- EXTRACTED DATA -
____

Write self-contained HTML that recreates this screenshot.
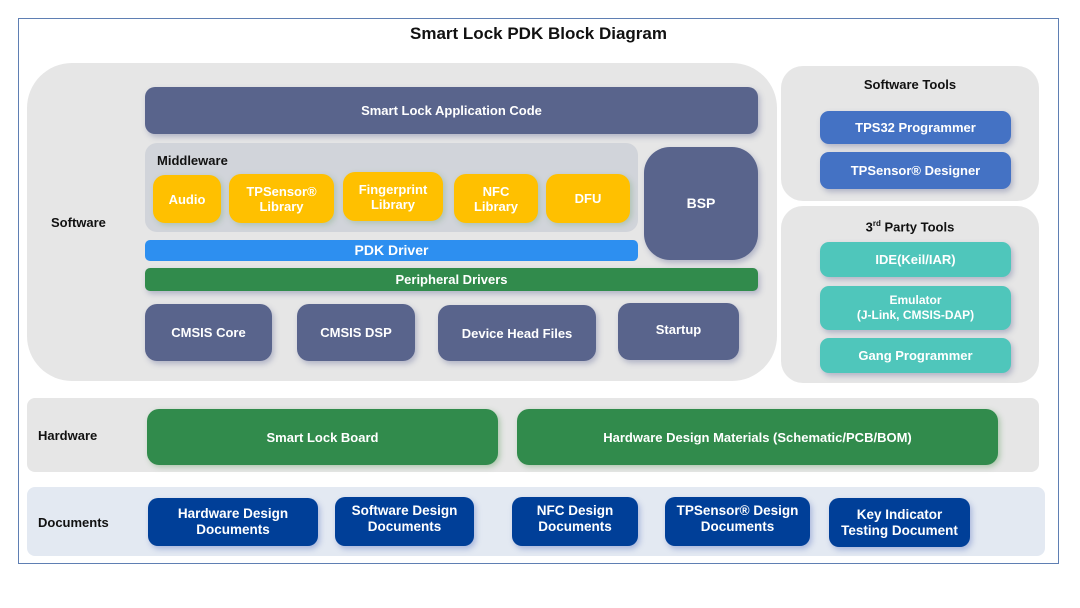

____

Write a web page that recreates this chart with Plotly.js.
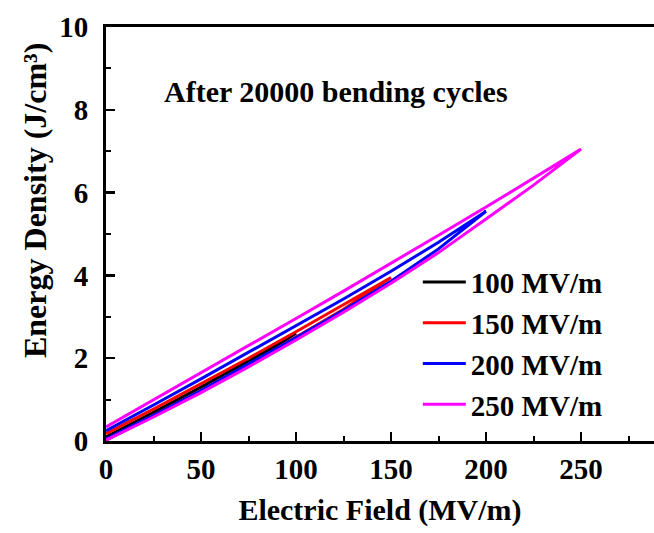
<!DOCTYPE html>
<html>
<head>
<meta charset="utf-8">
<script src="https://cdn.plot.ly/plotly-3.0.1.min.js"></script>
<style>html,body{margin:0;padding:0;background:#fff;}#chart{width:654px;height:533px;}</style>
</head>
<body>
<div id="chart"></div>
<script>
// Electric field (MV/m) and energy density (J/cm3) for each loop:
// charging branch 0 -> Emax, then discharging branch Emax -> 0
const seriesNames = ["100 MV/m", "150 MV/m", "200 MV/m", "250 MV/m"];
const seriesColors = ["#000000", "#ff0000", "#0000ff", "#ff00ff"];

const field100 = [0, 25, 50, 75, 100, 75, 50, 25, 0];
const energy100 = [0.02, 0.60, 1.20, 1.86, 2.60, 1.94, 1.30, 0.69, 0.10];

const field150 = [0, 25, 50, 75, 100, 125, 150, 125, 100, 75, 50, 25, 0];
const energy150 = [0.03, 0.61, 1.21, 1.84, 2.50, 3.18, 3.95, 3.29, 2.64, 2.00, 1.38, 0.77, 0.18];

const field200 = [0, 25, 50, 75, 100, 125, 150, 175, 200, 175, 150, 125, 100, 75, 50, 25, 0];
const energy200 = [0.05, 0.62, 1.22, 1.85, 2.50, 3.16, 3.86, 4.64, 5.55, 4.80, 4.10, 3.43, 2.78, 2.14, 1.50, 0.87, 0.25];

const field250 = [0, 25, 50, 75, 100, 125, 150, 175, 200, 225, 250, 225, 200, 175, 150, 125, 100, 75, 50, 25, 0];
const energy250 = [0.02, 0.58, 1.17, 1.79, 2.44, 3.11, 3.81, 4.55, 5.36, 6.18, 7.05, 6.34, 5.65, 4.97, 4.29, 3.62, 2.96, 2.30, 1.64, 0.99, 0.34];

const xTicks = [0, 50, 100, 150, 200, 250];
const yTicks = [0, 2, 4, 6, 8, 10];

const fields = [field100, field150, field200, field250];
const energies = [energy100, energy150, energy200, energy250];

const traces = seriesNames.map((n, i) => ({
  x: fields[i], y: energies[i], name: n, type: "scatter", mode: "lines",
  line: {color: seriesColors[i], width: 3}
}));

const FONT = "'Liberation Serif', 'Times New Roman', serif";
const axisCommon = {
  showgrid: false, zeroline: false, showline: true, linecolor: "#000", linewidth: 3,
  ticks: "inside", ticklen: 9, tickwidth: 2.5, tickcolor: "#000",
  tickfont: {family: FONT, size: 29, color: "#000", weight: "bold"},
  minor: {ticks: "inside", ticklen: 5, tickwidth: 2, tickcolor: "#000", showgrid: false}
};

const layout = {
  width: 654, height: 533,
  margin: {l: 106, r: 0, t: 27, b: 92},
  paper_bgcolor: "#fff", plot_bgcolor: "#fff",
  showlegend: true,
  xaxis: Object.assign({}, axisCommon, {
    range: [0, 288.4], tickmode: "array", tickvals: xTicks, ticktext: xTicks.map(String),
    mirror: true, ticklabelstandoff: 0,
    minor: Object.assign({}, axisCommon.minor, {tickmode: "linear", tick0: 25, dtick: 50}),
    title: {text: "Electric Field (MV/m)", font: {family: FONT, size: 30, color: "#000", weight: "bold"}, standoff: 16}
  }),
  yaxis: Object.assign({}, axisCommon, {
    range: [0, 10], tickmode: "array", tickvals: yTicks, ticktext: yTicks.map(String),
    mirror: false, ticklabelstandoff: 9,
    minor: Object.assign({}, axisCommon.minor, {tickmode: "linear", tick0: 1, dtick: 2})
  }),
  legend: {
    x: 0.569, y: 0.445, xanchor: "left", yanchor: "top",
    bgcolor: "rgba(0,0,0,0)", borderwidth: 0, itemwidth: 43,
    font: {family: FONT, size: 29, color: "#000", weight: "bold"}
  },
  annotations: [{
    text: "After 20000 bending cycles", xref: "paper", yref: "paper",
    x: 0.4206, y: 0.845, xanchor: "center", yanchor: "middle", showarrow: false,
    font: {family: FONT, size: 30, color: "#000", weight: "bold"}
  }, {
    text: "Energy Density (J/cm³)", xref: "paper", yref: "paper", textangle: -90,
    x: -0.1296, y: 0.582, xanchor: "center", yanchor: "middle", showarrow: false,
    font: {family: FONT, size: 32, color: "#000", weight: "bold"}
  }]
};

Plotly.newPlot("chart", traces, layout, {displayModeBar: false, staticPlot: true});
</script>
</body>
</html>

____

- AIM -
Leave out the pictures and give again exactly the lines from the one with "Write a web" through the one with "1.38, 0.77, 0.18];", and no others.

- COMPLETED EXERCISE -
Write a web page that recreates this chart with Plotly.js.
<!DOCTYPE html>
<html>
<head>
<meta charset="utf-8">
<script src="https://cdn.plot.ly/plotly-3.0.1.min.js"></script>
<style>html,body{margin:0;padding:0;background:#fff;}#chart{width:654px;height:533px;}</style>
</head>
<body>
<div id="chart"></div>
<script>
// Electric field (MV/m) and energy density (J/cm3) for each loop:
// charging branch 0 -> Emax, then discharging branch Emax -> 0
const seriesNames = ["100 MV/m", "150 MV/m", "200 MV/m", "250 MV/m"];
const seriesColors = ["#000000", "#ff0000", "#0000ff", "#ff00ff"];

const field100 = [0, 25, 50, 75, 100, 75, 50, 25, 0];
const energy100 = [0.02, 0.60, 1.20, 1.86, 2.60, 1.94, 1.30, 0.69, 0.10];

const field150 = [0, 25, 50, 75, 100, 125, 150, 125, 100, 75, 50, 25, 0];
const energy150 = [0.03, 0.61, 1.21, 1.84, 2.50, 3.18, 3.95, 3.29, 2.64, 2.00, 1.38, 0.77, 0.18];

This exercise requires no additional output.